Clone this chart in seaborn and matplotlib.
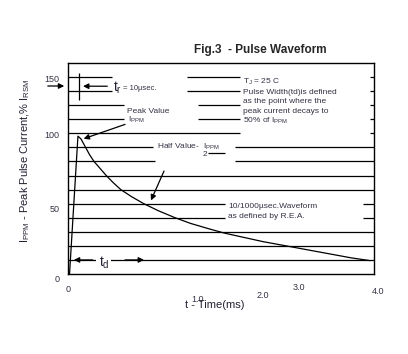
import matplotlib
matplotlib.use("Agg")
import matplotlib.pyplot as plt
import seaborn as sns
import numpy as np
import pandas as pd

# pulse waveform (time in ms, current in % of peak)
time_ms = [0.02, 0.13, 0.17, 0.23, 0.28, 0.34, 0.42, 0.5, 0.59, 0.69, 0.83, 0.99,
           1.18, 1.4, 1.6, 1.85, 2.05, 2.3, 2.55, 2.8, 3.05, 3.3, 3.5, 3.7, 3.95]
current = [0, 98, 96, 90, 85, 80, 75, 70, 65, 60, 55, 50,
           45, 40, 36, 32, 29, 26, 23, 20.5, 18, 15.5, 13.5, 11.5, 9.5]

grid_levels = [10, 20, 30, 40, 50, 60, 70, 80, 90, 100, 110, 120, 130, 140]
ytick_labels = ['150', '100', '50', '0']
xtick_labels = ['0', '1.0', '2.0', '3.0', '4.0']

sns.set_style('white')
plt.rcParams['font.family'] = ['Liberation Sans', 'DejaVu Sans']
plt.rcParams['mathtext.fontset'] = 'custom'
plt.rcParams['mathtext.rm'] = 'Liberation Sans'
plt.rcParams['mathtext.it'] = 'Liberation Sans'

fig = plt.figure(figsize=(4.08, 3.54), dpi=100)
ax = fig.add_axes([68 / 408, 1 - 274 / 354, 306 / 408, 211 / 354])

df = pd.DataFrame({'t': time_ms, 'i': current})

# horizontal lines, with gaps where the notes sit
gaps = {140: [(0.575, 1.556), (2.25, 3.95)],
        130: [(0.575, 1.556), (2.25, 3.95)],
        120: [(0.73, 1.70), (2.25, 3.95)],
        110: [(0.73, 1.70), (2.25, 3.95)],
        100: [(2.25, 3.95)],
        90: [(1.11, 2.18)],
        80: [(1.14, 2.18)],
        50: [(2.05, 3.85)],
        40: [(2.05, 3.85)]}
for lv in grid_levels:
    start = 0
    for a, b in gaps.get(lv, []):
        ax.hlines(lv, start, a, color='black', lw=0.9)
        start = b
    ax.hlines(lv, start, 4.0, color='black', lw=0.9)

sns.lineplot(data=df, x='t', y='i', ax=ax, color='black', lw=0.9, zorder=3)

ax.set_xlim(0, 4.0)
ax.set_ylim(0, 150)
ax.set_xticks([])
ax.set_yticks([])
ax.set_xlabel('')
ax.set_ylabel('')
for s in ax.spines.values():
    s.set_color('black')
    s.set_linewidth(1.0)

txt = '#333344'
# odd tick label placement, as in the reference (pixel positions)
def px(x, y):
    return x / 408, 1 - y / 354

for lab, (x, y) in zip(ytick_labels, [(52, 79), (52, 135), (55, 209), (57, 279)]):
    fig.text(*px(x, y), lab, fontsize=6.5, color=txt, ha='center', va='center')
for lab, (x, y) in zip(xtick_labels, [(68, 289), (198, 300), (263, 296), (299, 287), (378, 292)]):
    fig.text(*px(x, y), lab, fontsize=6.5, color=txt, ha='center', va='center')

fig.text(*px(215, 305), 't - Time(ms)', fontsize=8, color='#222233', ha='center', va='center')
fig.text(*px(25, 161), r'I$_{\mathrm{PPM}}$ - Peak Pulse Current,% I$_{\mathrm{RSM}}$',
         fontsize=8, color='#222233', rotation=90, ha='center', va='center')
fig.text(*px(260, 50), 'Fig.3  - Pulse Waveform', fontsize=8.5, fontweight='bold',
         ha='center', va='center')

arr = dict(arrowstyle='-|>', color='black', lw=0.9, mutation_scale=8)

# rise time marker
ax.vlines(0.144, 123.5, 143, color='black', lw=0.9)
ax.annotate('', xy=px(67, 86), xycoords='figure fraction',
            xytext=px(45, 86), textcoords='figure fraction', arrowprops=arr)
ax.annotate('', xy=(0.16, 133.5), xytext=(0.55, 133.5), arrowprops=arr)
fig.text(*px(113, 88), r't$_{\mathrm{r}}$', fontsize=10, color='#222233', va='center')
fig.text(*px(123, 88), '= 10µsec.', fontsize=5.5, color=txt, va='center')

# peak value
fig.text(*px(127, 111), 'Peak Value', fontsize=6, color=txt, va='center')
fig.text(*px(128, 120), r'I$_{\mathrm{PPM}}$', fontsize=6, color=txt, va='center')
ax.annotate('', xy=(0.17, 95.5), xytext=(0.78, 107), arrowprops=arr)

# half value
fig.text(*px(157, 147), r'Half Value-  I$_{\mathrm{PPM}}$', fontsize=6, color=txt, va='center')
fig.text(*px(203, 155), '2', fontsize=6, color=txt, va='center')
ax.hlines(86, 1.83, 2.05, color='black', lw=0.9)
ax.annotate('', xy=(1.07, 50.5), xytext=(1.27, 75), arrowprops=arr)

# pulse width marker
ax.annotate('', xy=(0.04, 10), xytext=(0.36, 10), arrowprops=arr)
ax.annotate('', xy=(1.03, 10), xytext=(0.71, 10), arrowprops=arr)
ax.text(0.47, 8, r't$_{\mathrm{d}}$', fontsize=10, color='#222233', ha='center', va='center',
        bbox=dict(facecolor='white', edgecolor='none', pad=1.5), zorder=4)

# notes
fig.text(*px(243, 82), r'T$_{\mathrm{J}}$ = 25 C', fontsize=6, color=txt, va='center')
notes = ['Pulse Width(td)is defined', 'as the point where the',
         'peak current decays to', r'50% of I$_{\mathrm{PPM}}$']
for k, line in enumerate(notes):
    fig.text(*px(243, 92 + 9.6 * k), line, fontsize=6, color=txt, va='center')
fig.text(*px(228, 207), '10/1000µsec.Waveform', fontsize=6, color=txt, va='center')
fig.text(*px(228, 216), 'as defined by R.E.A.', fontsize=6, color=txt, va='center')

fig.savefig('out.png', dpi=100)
-*-*-
In the material above, show every line where the word "matplotlib" turns up.

(SOLUTION BELOW)
Clone this chart in seaborn and matplotlib.
import matplotlib
matplotlib.use("Agg")
import matplotlib.pyplot as plt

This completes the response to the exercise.